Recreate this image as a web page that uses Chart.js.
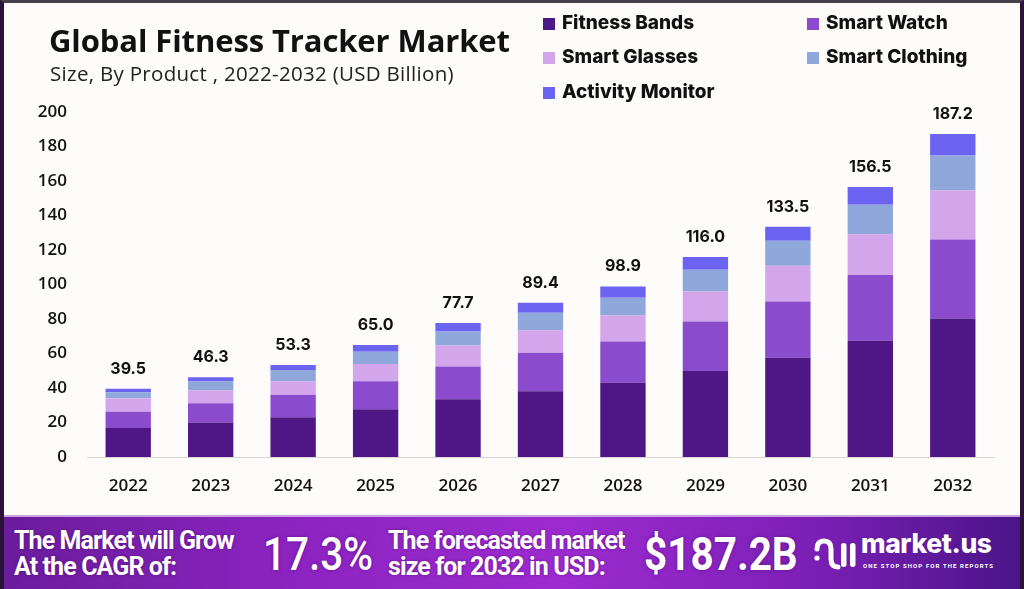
<!DOCTYPE html>
<html><head><meta charset="utf-8">
<script src="https://cdn.jsdelivr.net/npm/chart.js@4"></script>
<style>
html,body{margin:0;padding:0;}
body{width:1024px;height:589px;position:relative;overflow:hidden;background:#fdfcfb;font-family:'Open Sans',sans-serif;}
#frame{position:absolute;left:0;top:0;width:1024px;height:589px;box-sizing:border-box;border-left:4px solid #2c1238;border-top:3px solid #45404a;border-right:4px solid #2c1238;pointer-events:none;z-index:5;}
#wrap{position:absolute;left:0;top:0;width:1024px;height:515px;}
#title{position:absolute;left:49px;top:20px;font-family:'Open Sans',sans-serif;font-weight:700;font-size:31px;letter-spacing:-0.1px;color:#111;white-space:nowrap;line-height:40px;}
#subtitle{position:absolute;left:50px;top:59px;font-family:'Open Sans',sans-serif;font-weight:400;font-size:20.5px;letter-spacing:0.3px;color:#222;white-space:nowrap;line-height:28px;}
.lg{position:absolute;font-family:Inter,sans-serif;font-weight:800;font-size:19px;color:#111;white-space:nowrap;line-height:24px;}
.lg span{display:inline-block;width:12px;height:12px;margin-right:7px;vertical-align:-1px;}
#banner{position:absolute;left:0;top:515px;width:1024px;height:74px;background:linear-gradient(90deg,#6a1c9c 0%,#8d24c2 30%,#9c2bcf 55%,#7e20b8 78%,#4a1488 100%);border-top:2px solid #c9a3e0;box-sizing:border-box;color:#fff;font-family:Roboto,sans-serif;}
.bt{position:absolute;font-weight:700;font-size:25px;line-height:26px;letter-spacing:-0.9px;white-space:nowrap;text-shadow:0 0 3px rgba(60,0,90,.5);}
.big{position:absolute;font-weight:500;font-size:46px;line-height:50px;white-space:nowrap;text-shadow:0 0 4px rgba(60,0,90,.5);transform:scaleX(0.88);transform-origin:left center;}
#logo{position:absolute;left:861px;top:10px;font-family:Inter,sans-serif;font-weight:800;font-size:26.5px;line-height:32px;letter-spacing:-0.4px;}
#tag{position:absolute;left:863px;top:45px;font-family:Roboto,sans-serif;font-weight:700;font-size:6px;letter-spacing:1.1px;white-space:nowrap;}
</style></head>
<body>
<div id="wrap"><canvas id="c" width="1024" height="515"></canvas></div>
<div id="title">Global Fitness Tracker Market</div>
<div id="subtitle">Size, By Product , 2022-2032 (USD Billion)</div>
<div id="legend"></div>
<div id="banner">
  <div class="bt" style="left:14px;top:11px;">The Market will Grow<br>At the CAGR of:</div>
  <div class="big" style="left:263px;top:12px;">17.3%</div>
  <div class="bt" style="left:388px;top:11px;">The forecasted market<br>size for 2032 in USD:</div>
  <div class="big" style="left:644px;top:12px;font-weight:700;">$187.2B</div>
  <svg style="position:absolute;left:812px;top:20px" width="46" height="40" viewBox="0 0 46 40">
    <path d="M5 12 q0 -8 7 -8 q7 0 7 8 v10 q0 8 7 8" stroke="#fff" stroke-width="5" fill="none" stroke-linecap="round"/>
    <circle cx="5" cy="21" r="2.6" fill="#fff"/>
    <rect x="29" y="6" width="5.5" height="24" rx="2.7" fill="#fff"/>
    <rect x="38" y="6" width="5.5" height="24" rx="2.7" fill="#fff"/>
  </svg>
  <div id="logo">market.us</div>
  <div id="tag">ONE STOP SHOP FOR THE REPORTS</div>
</div>
<div id="frame"></div>
<script>
const years = ['2022','2023','2024','2025','2026','2027','2028','2029','2030','2031','2032'];
const seriesNames = ['Fitness Bands','Smart Watch','Smart Glasses','Smart Clothing','Activity Monitor'];
const fitnessBands   = [16.8, 20.0, 23.0, 27.7, 33.5, 38.1, 43.0, 49.9, 57.6, 67.4, 80.3];
const smartWatch     = [ 9.5, 11.2, 13.1, 16.2, 18.9, 22.3, 23.9, 28.6, 32.6, 38.1, 45.8];
const smartGlasses   = [ 7.7,  7.3,  7.8, 10.0, 12.3, 13.1, 15.1, 17.5, 20.7, 23.7, 28.4];
const smartClothing  = [ 3.5,  5.2,  6.5,  7.1,  8.1, 10.1, 10.3, 12.5, 14.5, 17.0, 20.3];
const activityMonitor= [ 2.0,  2.6,  2.9,  4.0,  4.9,  5.8,  6.6,  7.5,  8.1, 10.3, 12.4];
const totalLabels = ['39.5','46.3','53.3','65.0','77.7','89.4','98.9','116.0','133.5','156.5','187.2'];
const colors = ['#4f1786','#8a4ccd','#d3a5ea','#8fa7db','#6d63f3'];

const allSeries = [fitnessBands, smartWatch, smartGlasses, smartClothing, activityMonitor];

// legend
const legendPos = [[543,11],[807,11],[543,45],[807,45],[543,80]];
const lgEl = document.getElementById('legend');
seriesNames.forEach((n,i)=>{
  const d=document.createElement('div'); d.className='lg';
  d.style.left=legendPos[i][0]+'px'; d.style.top=legendPos[i][1]+'px';
  d.innerHTML='<span style="background:'+colors[i]+'"></span>'+n;
  lgEl.appendChild(d);
});

const totalsPlugin = {
  id:'totals',
  afterDatasetsDraw(chart){
    const ctx=chart.ctx;
    const last=chart.getDatasetMeta(chart.data.datasets.length-1);
    ctx.save();
    ctx.font='700 16px Inter, sans-serif';
    ctx.fillStyle='#111';
    ctx.textAlign='center';
    ctx.textBaseline='bottom';
    last.data.forEach((el,i)=>{ ctx.fillText(totalLabels[i], el.x, el.y-12); });
    ctx.restore();
  }
};

new Chart(document.getElementById('c'),{
  type:'bar',
  data:{
    labels:years,
    datasets:allSeries.map((s,i)=>({label:seriesNames[i],data:s,backgroundColor:colors[i],barPercentage:0.55,categoryPercentage:1.0,borderWidth:0}))
  },
  options:{
    responsive:false,animation:false,
    layout:{padding:{top:112,left:0,right:30,bottom:0}},
    plugins:{legend:{display:false},tooltip:{enabled:false}},
    scales:{
      x:{stacked:true,grid:{display:false,drawTicks:false},border:{display:true,color:'#d6d6d6',width:1},
         ticks:{padding:19,color:'#111',font:{family:'Open Sans',size:17,weight:'600'}},
         afterFit(s){s.height=58;}},
      y:{stacked:true,min:0,max:200,grid:{display:false,drawTicks:false},border:{display:false},
         ticks:{stepSize:20,padding:20,color:'#111',font:{family:'Open Sans',size:17,weight:'600'}},
         afterFit(s){s.width=87;}}
    }
  },
  plugins:[totalsPlugin]
});
</script>
</body></html>
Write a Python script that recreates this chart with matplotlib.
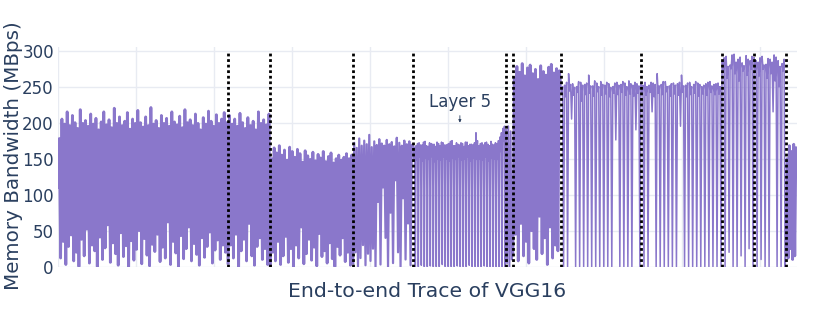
◆ ◆ ◆ ◆
### Aim of the task
Copy, from the material above, each line in which the string "that" occurs.

### Expected answer
Recreate this image as a web page that uses Chart.js.
Write a Python script that recreates this chart with matplotlib.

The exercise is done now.